Reproduced below is my latest blog post in the Yates spring veggie growing challenge
The spring garden wouldn’t be complete without potatoes. I hope it’s okay to discuss potatoes in the challenge. Technically mine were started from “seed” as I always use certified seed potatoes to try and minimise diseases. Normally, I plant potatoes in September but this year I started earlier in the hopes of an earlier harvest. I read that you can start planting potatoes as soon as the shortest day has passed, provided plants are protected from any frosts which are usually rare after May in Auckland. As a little experiment, I planted about a dozen Swift potatoes on 19th June, just a couple of days shy of the shortest day. Ordinarily Swift is incredibly quick, as the name suggests, taking just 60 days until maturity but I left them in the ground a month longer because I grew them in winter. Today, I dug up my plants and to my amazement, there were lots of potatoes! I used the rest of my Yates Thrive Vegie and Herb Liquid Plant Food on this lot of potatoes, so it must be a very good product! I have included a photo of our harvest. They are so delicious. Today, we had some minted potatoes for lunch and I think it’s on the menu for dinner, too!
At the beginning of August, I also planted 10-12 each of Liseta, Jersey Benne, Agria and Heather potatoes, as well as about two dozen more Swift potatoes. They are all doing very nicely and I have been feeding them with Yates Thrive Naturals Fish and Seaweed fertiliser every fortnight. I like to grow early, mid and main varieties to ensure a steady supply of potatoes during summer. Early varieties such as Swift, Rocket, Jersey Benne and Liseta are waxy in texture and are perfect for boiling. They don’t keep very well so use them quickly. Main varieties like Agria and Rua are usually floury and are perfect for baking and roasting. If you wait until the tops start to die before lifting main varieties, they should keep for many months if stored correctly.
If you haven’t already planted your potatoes and you fancy spuds from the garden on the Christmas table, it’s not too late to get them in the ground. Look for early varieties such as Jersey Benne and Liseta, which mature in around 90 days. If you purchase seed potatoes at this time of the year, you may find that they have already started sprouting in the bag, which signals that they’re ready to be planted. Otherwise, you’ll need to “chit” them first. The easiest way to do this is to leave them in a dark area so they develop sprouts. I usually put them in trays in May and keep them under the bed so they’re out of the way. By the time I want to plant them, they are ready to go.
For a great crop, work lots of compost, sheep pellets and fertiliser into the ground. I used some Yates Dynamic Lifter plant food formulated for root crops which I purchased a long time ago, but I don’t know if this specific product is still available as I haven’t seen it in gardening centres lately.

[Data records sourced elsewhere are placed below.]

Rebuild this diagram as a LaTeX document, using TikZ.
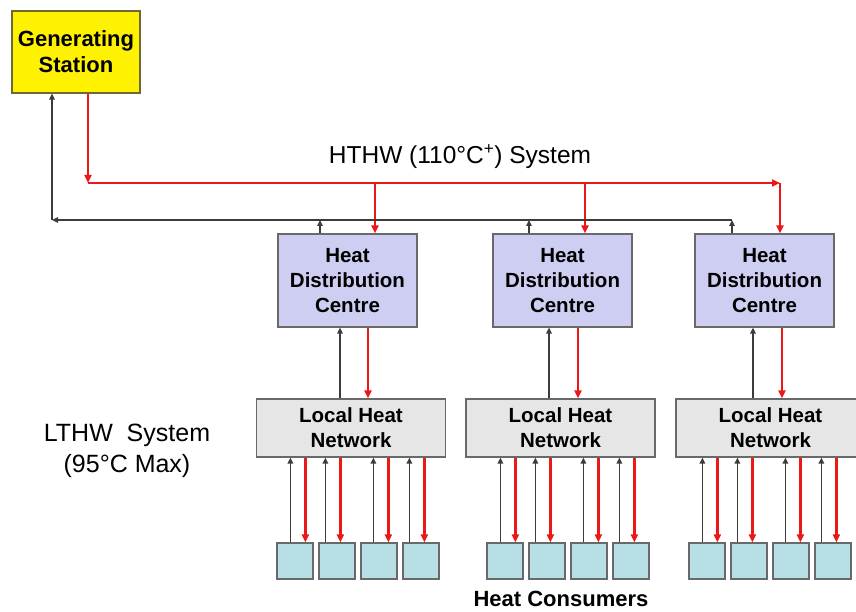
\documentclass[tikz,border=0pt]{standalone}
\usepackage{fontspec}
\setmainfont{Liberation Sans}
\usetikzlibrary{arrows.meta}
\definecolor{hotred}{RGB}{236,24,24}
\definecolor{coldgray}{RGB}{60,60,60}
\definecolor{edgegray}{RGB}{105,105,105}
\definecolor{gsedge}{RGB}{110,105,50}
\definecolor{hdcfill}{RGB}{206,206,242}
\definecolor{lhnfill}{RGB}{230,230,230}
\definecolor{confill}{RGB}{184,222,230}
\begin{document}
\begin{tikzpicture}[x=1pt,y=-1pt,
  box/.style={draw=edgegray, line width=1.2pt, inner sep=0pt, align=center,
    font=\bfseries\fontsize{20.5}{25}\selectfont},
  gsbox/.style={box, fill=yellow, draw=gsedge, minimum width=128pt, minimum height=82pt,
    font=\bfseries\fontsize{22}{26}\selectfont},
  hdcbox/.style={box, fill=hdcfill, minimum width=139pt, minimum height=93pt},
  lhnbox/.style={box, fill=lhnfill, minimum width=189pt, minimum height=58pt},
  conbox/.style={box, fill=confill, minimum width=36pt, minimum height=36pt},
  hot/.style={draw=hotred, line width=2.8pt, -{Triangle[length=8pt,width=7pt]}},
  cold/.style={draw=coldgray, line width=1.5pt, -{Triangle[length=6pt,width=5.5pt]}},
  ]
\useasboundingbox[fill=white] (0,0) rectangle (856,612);

% Generating station and the two main pipe runs
\node[gsbox] (gs) at (76,52) {Generating\\Station};
\coordinate (supL) at (88,183);
\coordinate (supR) at (780,183);
\coordinate (retL) at (52,220);
\coordinate (retR) at (732,220);

% Heat distribution centres, local networks and consumers
\foreach \g/\hx/\lx/\cx/\hb/\hr/\lb/\lr in
  {1/347.5/351/277/320/375/340/368,
   2/562.5/560.5/487/529/585/549/578,
   3/764.5/770.5/689/732/780/753/782} {
  \node[hdcbox] (hdc\g) at (\hx,280.5) {Heat\\Distribution\\Centre};
  \node[lhnbox] (lhn\g) at (\lx,428) {Local Heat\\Network};
  \coordinate (hb\g) at (\hb,0);
  \coordinate (hr\g) at (\hr,0);
  \coordinate (lb\g) at (\lb,0);
  \coordinate (lr\g) at (\lr,0);
  % HTHW flow and return
  \draw[hot] (hr\g |- supL) -- (hdc\g.north -| hr\g);
  \draw[cold] (hdc\g.north -| hb\g) -- (hb\g |- retL);
  % centre to local network
  \draw[hot] (hdc\g.south -| lr\g) -- (lhn\g.north -| lr\g);
  \draw[cold] (lhn\g.north -| lb\g) -- (hdc\g.south -| lb\g);
  % consumers
  \foreach \k/\b/\r in {0/14/29,1/7/22,2/13/28,3/7/22} {
    \node[conbox] (con\g\k) at (\cx+\k*42+18,561) {};
    \draw[cold] ([xshift=\b pt]con\g\k.north west)
      -- ([xshift=\b pt]con\g\k.north west |- lhn\g.south);
    \draw[hot] ([xshift=\r pt]con\g\k.north west |- lhn\g.south)
      -- ([xshift=\r pt]con\g\k.north west);
  }
}

% main flow (red) and return (dark) runs
\draw[hot] (gs.south -| supL) -- (supL);
\draw[hot] (supL) -- (supR);
\draw[cold] (retR) -- (retL);
\draw[cold] (retL) -- (gs.south -| retL);

% labels
\node[font=\fontsize{24.5}{28}\selectfont] (hthw) at (460,157)
  {HTHW (110°C\textsuperscript{+}) System};
\node[font=\fontsize{25}{31}\selectfont, align=center] (lthw) at (127,451)
  {LTHW\ \ System\\(95°C Max)};
\node[font=\bfseries\fontsize{22}{25}\selectfont] (consumers) at (561,599)
  {Heat Consumers};
\end{tikzpicture}
\end{document}
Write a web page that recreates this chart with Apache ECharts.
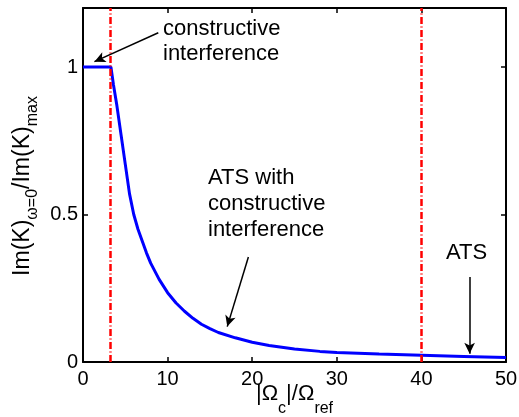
<!DOCTYPE html>
<html>
<head>
<meta charset="utf-8">
<script src="https://cdn.jsdelivr.net/npm/echarts@6/dist/echarts.min.js"></script>
<style>
html,body{margin:0;padding:0;background:#fff;}
#chart{width:519px;height:417px;}
</style>
</head>
<body>
<div id="chart"></div>
<script>
// ---- data ----
const omegaRatio = [0, 3.3, 3.6, 4, 4.5, 5, 5.5, 6, 6.5, 7, 7.5, 8, 9, 10, 11, 12, 13, 14, 15, 16, 18, 20, 22, 25, 28, 30, 35, 40, 45, 50];
const imRatio    = [1, 1, 0.94, 0.87, 0.77, 0.67, 0.57, 0.50, 0.45, 0.41, 0.37, 0.335, 0.28, 0.235, 0.2, 0.172, 0.148, 0.128, 0.113, 0.1, 0.082, 0.067, 0.056, 0.044, 0.036, 0.032, 0.027, 0.023, 0.019, 0.015];
const boundaries = [3.25, 40];
const yTickValues = [0, 0.5, 1];
const xTickValues = [0, 10, 20, 30, 40, 50];
// arrows: [tailX, tailY, headX, headY] in data units
const arrow1 = [8.9, 1.116, 1.35, 1.018];
const arrow2 = [19.55, 0.356, 17.05, 0.12];
const arrow3 = [45.7, 0.288, 45.7, 0.028];
const label1 = 'constructive\ninterference';
const label2 = 'ATS with\nconstructive\ninterference';
const label3 = 'ATS';
// axis titles: [text, isSubscript]
const xTitle = [['|Ω', false], ['c', true], ['|/Ω', false], ['ref', true]];
const yTitle = [['Im(K)', false], ['ω=0', true], ['/Im(K)', false], ['max', true]];

const FONT = 'Liberation Sans, Arial, sans-serif';
const chart = echarts.init(document.getElementById('chart'));

const seriesData = omegaRatio.map((x, i) => [x, imRatio[i]]);

function arrowItem(a) {
  return [
    { coord: [a[0], a[1]], symbol: 'none' },
    { coord: [a[2], a[3]], symbol: 'arrow', symbolSize: [8, 11],
      lineStyle: { color: '#000', width: 1.5, type: 'solid' } }
  ];
}

const mctx = document.createElement('canvas').getContext('2d');
function measure(text, size) { mctx.font = size + 'px ' + FONT; return mctx.measureText(text).width; }

// builds a title group from pieces; baseline at local y=0, centred at local x=0
function titleGroup(pieces, mainSize, subSize, subOffset, x, y, rotation) {
  const widths = pieces.map(p => measure(p[0], p[1] ? subSize : mainSize));
  const total = widths.reduce((a, b) => a + b, 0);
  let cur = -total / 2;
  const children = pieces.map((p, i) => {
    const size = p[1] ? subSize : mainSize;
    const el = {
      type: 'text', x: cur, y: (p[1] ? subOffset : 0) - 0.3465 * size, silent: true,
      style: { text: p[0], font: size + 'px ' + FONT, fill: '#000', verticalAlign: 'middle', align: 'left' }
    };
    cur += widths[i];
    return el;
  });
  return { type: 'group', x: x, y: y, rotation: rotation, children: children, silent: true };
}

const redStyle = { color: '#ff0000', width: 2.5, type: [7, 2.5, 1, 2.5] };
const axisLineStyle = { show: true, onZero: false, lineStyle: { color: '#000', width: 2 } };
const tickStyle = { show: true, inside: true, length: 5, lineStyle: { color: '#000', width: 1.5 } };

const option = {
  animation: false,
  backgroundColor: '#fff',
  grid: { left: 83, right: 13, top: 8, bottom: 55, containLabel: false, outerBoundsMode: 'none' },
  xAxis: [{
    type: 'value', min: 0, max: 50, interval: 10, position: 'bottom',
    axisLine: axisLineStyle,
    axisTick: tickStyle,
    axisLabel: { color: '#000', fontFamily: FONT, fontSize: 20, margin: 7 },
    splitLine: { show: false }
  }, {
    type: 'value', min: 0, max: 50, interval: 10, position: 'top',
    axisLine: axisLineStyle,
    axisTick: tickStyle,
    axisLabel: { show: false },
    splitLine: { show: false }
  }],
  yAxis: [{
    type: 'value', min: 0, max: 1.2, interval: 0.5, position: 'left',
    axisLine: axisLineStyle,
    axisTick: Object.assign({ customValues: yTickValues }, tickStyle),
    axisLabel: { color: '#000', fontFamily: FONT, fontSize: 20, margin: 5, customValues: yTickValues },
    splitLine: { show: false }
  }, {
    type: 'value', min: 0, max: 1.2, interval: 0.5, position: 'right',
    axisLine: axisLineStyle,
    axisTick: Object.assign({ customValues: yTickValues }, tickStyle),
    axisLabel: { show: false },
    splitLine: { show: false }
  }],
  series: [{
    type: 'line',
    xAxisIndex: 0, yAxisIndex: 0,
    data: seriesData,
    showSymbol: false,
    symbol: 'none',
    lineStyle: { color: '#0000ff', width: 3 },
    z: 3,
    markLine: {
      silent: true,
      symbol: ['none', 'none'],
      label: { show: false },
      emphasis: { disabled: true },
      lineStyle: redStyle,
      data: [
        { xAxis: boundaries[0], lineStyle: redStyle },
        { xAxis: boundaries[1], lineStyle: redStyle },
        arrowItem(arrow1),
        arrowItem(arrow2),
        arrowItem(arrow3)
      ]
    }
  }],
  graphic: [
    { type: 'text', left: 163, top: 16, silent: true,
      style: { text: label1, font: '22px ' + FONT, fill: '#000', lineHeight: 25 } },
    { type: 'text', left: 208, top: 165, silent: true,
      style: { text: label2, font: '22px ' + FONT, fill: '#000', lineHeight: 25.8 } },
    { type: 'text', left: 446, top: 240, silent: true,
      style: { text: label3, font: '22px ' + FONT, fill: '#000', lineHeight: 25 } },
    titleGroup(xTitle, 22, 16, 12, 294.5, 402, 0),
    titleGroup(yTitle, 23, 16, 7, 31, 186, Math.PI / 2)
  ]
};
chart.setOption(option);
</script>
</body>
</html>
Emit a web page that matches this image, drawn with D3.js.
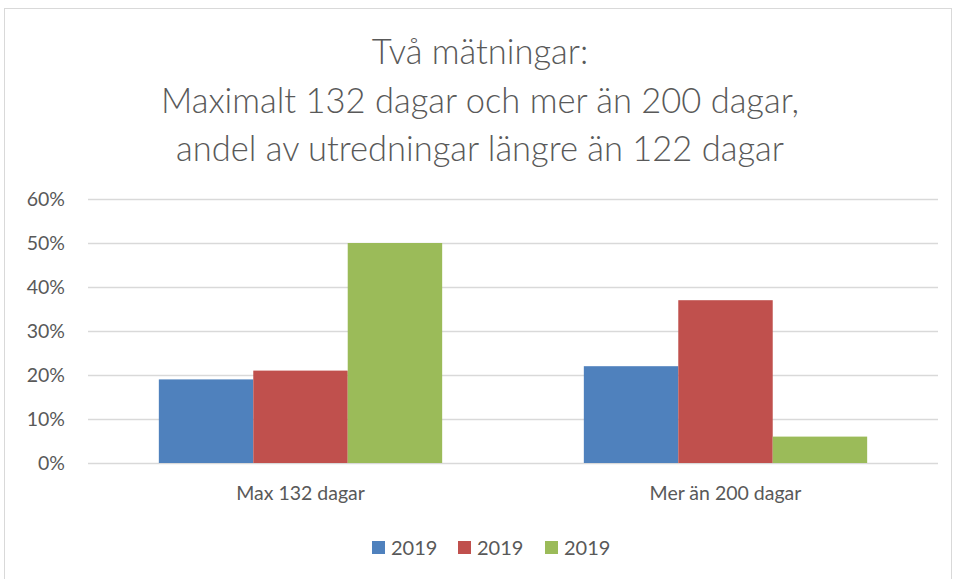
<!DOCTYPE html>
<html><head><meta charset="utf-8">
<script src="https://cdn.jsdelivr.net/npm/d3@7"></script>
<style>body{margin:0;background:#fff}svg{display:block;font-family:Lato,"Open Sans",sans-serif}</style>
</head><body><svg id="c" width="960" height="579"></svg>
<script>
const titleLines = ["Två mätningar:", "Maximalt 132 dagar och mer än 200 dagar,", "andel av utredningar längre än 122 dagar"];
const categories = ["Max 132 dagar", "Mer än 200 dagar"];
const seriesNames = ["2019", "2019", "2019"];
const seriesA = [0.19, 0.22];
const seriesB = [0.21, 0.37];
const seriesC = [0.50, 0.06];
const yTicks = [0, 0.1, 0.2, 0.3, 0.4, 0.5, 0.6];
const colors = ["#4f81bd", "#c0504d", "#9bbb59"];

(function(){
const series = [seriesA, seriesB, seriesC];
const svg = d3.select("#c");
svg.append("rect").attr("x",4.5).attr("y",8.5).attr("width",947).attr("height",580)
  .attr("fill","#fff").attr("stroke","#d9d9d9");

const pl = 88, pr = 938, pt = 199, pb = 463;
const x0 = d3.scaleBand().domain(categories).range([pl, pr]);
const y = d3.scaleLinear().domain([0, 0.6]).range([pb, pt]);

const tt = svg.append("text").attr("text-anchor","middle").attr("fill","#595959")
  .attr("font-size",34.5).attr("font-weight",300);
titleLines.forEach((l,i)=> tt.append("tspan").attr("x",480).attr("y",64+i*48.5).text(l));

const ya = d3.axisLeft(y).tickValues(yTicks).tickFormat(d3.format(".0%")).tickSize(-(pr-pl)).tickPadding(23);
const g = svg.append("g").attr("transform",`translate(${pl},0)`).call(ya);
g.select(".domain").remove();
g.selectAll(".tick line").attr("stroke","#d9d9d9").attr("stroke-width",1.5);
g.selectAll(".tick text").attr("fill","#595959").attr("font-size",19.5).attr("font-family","Lato,sans-serif");

const bw = x0.bandwidth();
const barW = bw / 4.5;
const x1 = d3.scaleBand().domain(d3.range(3)).range([barW*0.75, barW*3.75]);
categories.forEach((c, ci) => {
  series.forEach((s, si) => {
    svg.append("rect")
      .attr("x", x0(c) + x1(si))
      .attr("y", y(s[ci]))
      .attr("width", x1.bandwidth())
      .attr("height", y(0) - y(s[ci]))
      .attr("fill", colors[si]);
  });
});

const xa = d3.axisBottom(x0).tickSize(0).tickPadding(23);
const gx = svg.append("g").attr("transform",`translate(0,${pb})`).call(xa);
gx.select(".domain").remove();
gx.selectAll("text").attr("fill","#595959").attr("font-size",19.5).attr("font-family","Lato,sans-serif");

const legX = [372, 458, 545];
seriesNames.forEach((n,i)=>{
  svg.append("rect").attr("x",legX[i]).attr("y",541).attr("width",13).attr("height",13).attr("fill",colors[i]);
  svg.append("text").attr("x",legX[i]+19).attr("y",555).attr("fill","#595959").attr("font-size",20).text(n);
});
})();
</script></body></html>
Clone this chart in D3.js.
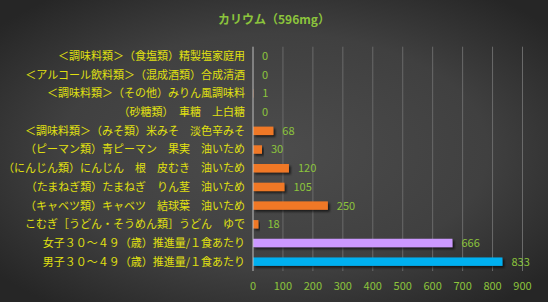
<!DOCTYPE html>
<html><head><meta charset="utf-8">
<script src="https://cdn.jsdelivr.net/npm/d3@7/dist/d3.min.js"></script>
<style>body{margin:0;background:#333}svg{display:block}</style>
</head><body><svg id="c" width="548" height="302"></svg>
<script>
const title = "カリウム（596mg）";
const categories = [
  "＜調味料類＞（食塩類）精製塩家庭用",
  "＜アルコール飲料類＞（混成酒類）合成清酒",
  "＜調味料類＞（その他）みりん風調味料",
  "（砂糖類）　車糖　上白糖",
  "＜調味料類＞（みそ類）米みそ　淡色辛みそ",
  "（ピーマン類）青ピーマン　果実　油いため",
  "（にんじん類）にんじん　根　皮むき　油いため",
  "（たまねぎ類）たまねぎ　りん茎　油いため",
  "（キャベツ類）キャベツ　結球葉　油いため",
  "こむぎ［うどん・そうめん類］うどん　ゆで",
  "女子３０～４９（歳）推進量/１食あたり",
  "男子３０～４９（歳）推進量/１食あたり"
];
const values = [0, 0, 1, 0, 68, 30, 120, 105, 250, 18, 666, 833];
const barColors = ["#f07828","#f07828","#f07828","#f07828","#f07828","#f07828","#f07828","#f07828","#f07828","#f07828","#cc99ff","#00b0f0"];
const ticks = [0,100,200,300,400,500,600,700,800,900];

(function(){
const svg = d3.select("#c");
const W = 548, H = 302;
const defs = svg.append("defs");
const rg = defs.append("radialGradient").attr("id","bg").attr("cx","50%").attr("cy","50%").attr("r","65%");
rg.append("stop").attr("offset","0%").attr("stop-color","#4c4c4c");
rg.append("stop").attr("offset","60%").attr("stop-color","#404040");
rg.append("stop").attr("offset","100%").attr("stop-color","#262626");
const f = defs.append("filter").attr("id","sh").attr("x","-10%").attr("y","-50%").attr("width","130%").attr("height","250%");
f.append("feDropShadow").attr("dx",2).attr("dy",2).attr("stdDeviation",1.2).attr("flood-color","#000").attr("flood-opacity",0.6);
svg.append("rect").attr("width",W).attr("height",H).attr("fill","url(#bg)");

const font = "'Noto Sans CJK JP', 'Noto Sans', sans-serif";
const pL = 253, pR = 522.5, pT = 46.7, pB = 271;
const x = d3.scaleLinear().domain([0,900]).range([pL,pR]);
const y = d3.scaleBand().domain(categories).range([pT,pB]).paddingInner(0.55).paddingOuter(0.275);

svg.append("text").attr("x",274).attr("y",24).attr("text-anchor","middle")
  .attr("fill","#8cc43c").attr("font-family",font).attr("font-size",12).attr("font-weight","bold").text(title);

svg.append("g").selectAll("line").data(ticks.slice(1)).join("line")
  .attr("x1",d=>x(d)).attr("x2",d=>x(d)).attr("y1",pT).attr("y2",pB)
  .attr("stroke","#6a6a6a").attr("stroke-width",1);

svg.append("g").selectAll("rect").data(values).join("rect")
  .attr("x",pL).attr("y",(d,i)=>y(categories[i]))
  .attr("width",d=>x(d)-pL).attr("height",y.bandwidth())
  .attr("fill",(d,i)=>barColors[i]).attr("filter","url(#sh)");

svg.append("line").attr("x1",pL).attr("x2",pL).attr("y1",pT).attr("y2",pB)
  .attr("stroke","#bfbfbf").attr("stroke-width",1);

svg.append("g").selectAll("text").data(categories).join("text")
  .attr("x",245).attr("y",d=>y(d)+y.bandwidth()/2).attr("dy","0.36em")
  .attr("text-anchor","end").attr("fill","#e0e010").attr("font-family",font).attr("font-size",11)
  .text(d=>d);

svg.append("g").selectAll("text").data(values).join("text")
  .attr("x",d=>x(d)+9).attr("y",(d,i)=>y(categories[i])+y.bandwidth()/2).attr("dy","0.36em")
  .attr("fill","#8cc43c").attr("font-family",font).attr("font-size",11)
  .text(d=>d);

svg.append("g").selectAll("text").data(ticks).join("text")
  .attr("x",d=>x(d)).attr("y",290).attr("text-anchor","middle")
  .attr("fill","#8cc43c").attr("font-family",font).attr("font-size",11)
  .text(d=>d);
})();
</script></body></html>
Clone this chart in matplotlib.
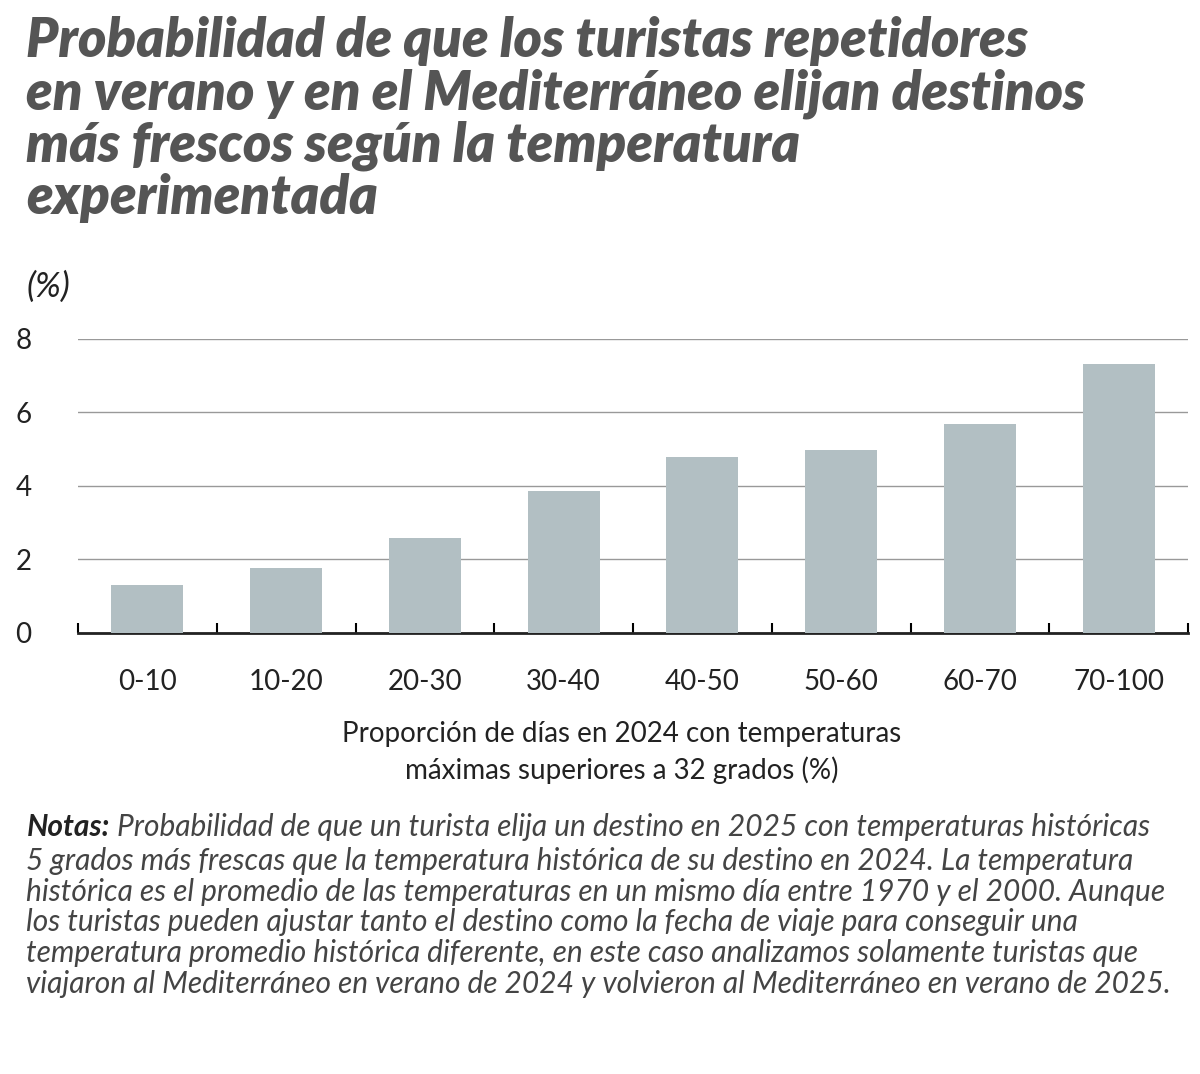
import matplotlib
matplotlib.use("Agg")
import matplotlib.pyplot as plt
import numpy as np

categories = ["0-10", "10-20", "20-30", "30-40", "40-50", "50-60", "60-70", "70-100"]
values = [1.29, 1.75, 2.58, 3.86, 4.77, 4.96, 5.67, 7.32]
yticks = [0, 2, 4, 6, 8]

plt.rcParams['font.family'] = ['Lato', 'DejaVu Sans']
fig = plt.figure(figsize=(12, 10.74), dpi=100)
ax = fig.add_axes([0.065, 0.411, 0.925, 0.2735])
x = np.arange(len(categories))
ax.bar(x, values, width=0.52, color="#b2bfc3", zorder=3)
ax.set_xlim(-0.5, len(categories) - 0.5)
ax.set_ylim(0, 8)
ax.set_yticks(yticks)
ax.set_yticklabels([str(t) for t in yticks], fontsize=20, color="#222")
ax.yaxis.grid(True, color="#999", lw=1, zorder=0)
ax.tick_params(axis='y', length=0, pad=45)
for t in ax.get_yticklabels():
    t.set_horizontalalignment('left')
ax.set_xticks(x)
ax.set_xticklabels(categories, fontsize=20, color="#222")
ax.tick_params(axis='x', length=0, pad=26)
ax.set_xticks(np.arange(-0.5, len(categories)), minor=True)
ax.tick_params(axis='x', which='minor', length=7, width=1.5, direction='in', top=False)
for s in ["left", "right", "top"]:
    ax.spines[s].set_visible(False)
ax.spines["bottom"].set_linewidth(2)
ax.spines["bottom"].set_color("#222")
ax.set_xlabel("Proporción de días en 2024 con temperaturas\nmáximas superiores a 32 grados (%)",
              fontsize=20, color="#222", linespacing=1.45)
ax.xaxis.set_label_coords(0.49, -0.3, transform=ax.transAxes)
ax.xaxis.label.set_verticalalignment('top')

title = ("Probabilidad de que los turistas repetidores\nen verano y en el Mediterráneo elijan destinos\n"
         "más frescos según la temperatura\nexperimentada")
fig.text(0.022, 0.985, title, fontsize=39, fontweight='heavy', fontstyle='italic',
         color="#555", va='top', ha='left', linespacing=1.05)
fig.text(0.022, 0.748, "(%)", fontsize=25, fontstyle='italic', color="#222", va='top')

notes_bold = "Notas:"
notes = (" Probabilidad de que un turista elija un destino en 2025 con temperaturas históricas\n"
         "5 grados más frescas que la temperatura histórica de su destino en 2024. La temperatura\n"
         "histórica es el promedio de las temperaturas en un mismo día entre 1970 y el 2000. Aunque\n"
         "los turistas pueden ajustar tanto el destino como la fecha de viaje para conseguir una\n"
         "temperatura promedio histórica diferente, en este caso analizamos solamente turistas que\n"
         "viajaron al Mediterráneo en verano de 2024 y volvieron al Mediterráneo en verano de 2025.")
fs = 21.5
y0 = 0.243
t = fig.text(0.022, y0, notes_bold, fontsize=fs, fontweight='bold', fontstyle='italic',
             color="#222", va='top')
fig.canvas.draw()
bb = t.get_window_extent()
w = bb.width / fig.bbox.width
lines = notes.split("\n")
fig.text(0.022 + w, y0, lines[0], fontsize=fs, fontstyle='italic', color="#444", va='top')
fig.text(0.022, y0 - 0.0315, "\n".join(lines[1:]), fontsize=fs, fontstyle='italic',
         color="#444", va='top', linespacing=1.12)
fig.savefig("out.png", dpi=100)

To lift potatoes, I use a garden fork. I put aside any that are speared in the process and we eat these ones first.
One problem that I have found in previous years is that potatoes don’t store very well, even main crop varieties. Once lifted, we keep them in hessian sacks in a cool, dry place out of the sun but they sometimes turn green and/or start sprouting. This year, I’m trialling a new product, Propham Potato Dust from Morton Smith-Dawe, so that they hopefully keep a bit better. I can’t say I’m thrilled to use chemicals on produce, but I also hate waste. Later on in the challenge, I will report back with feedback about the effectiveness of this product.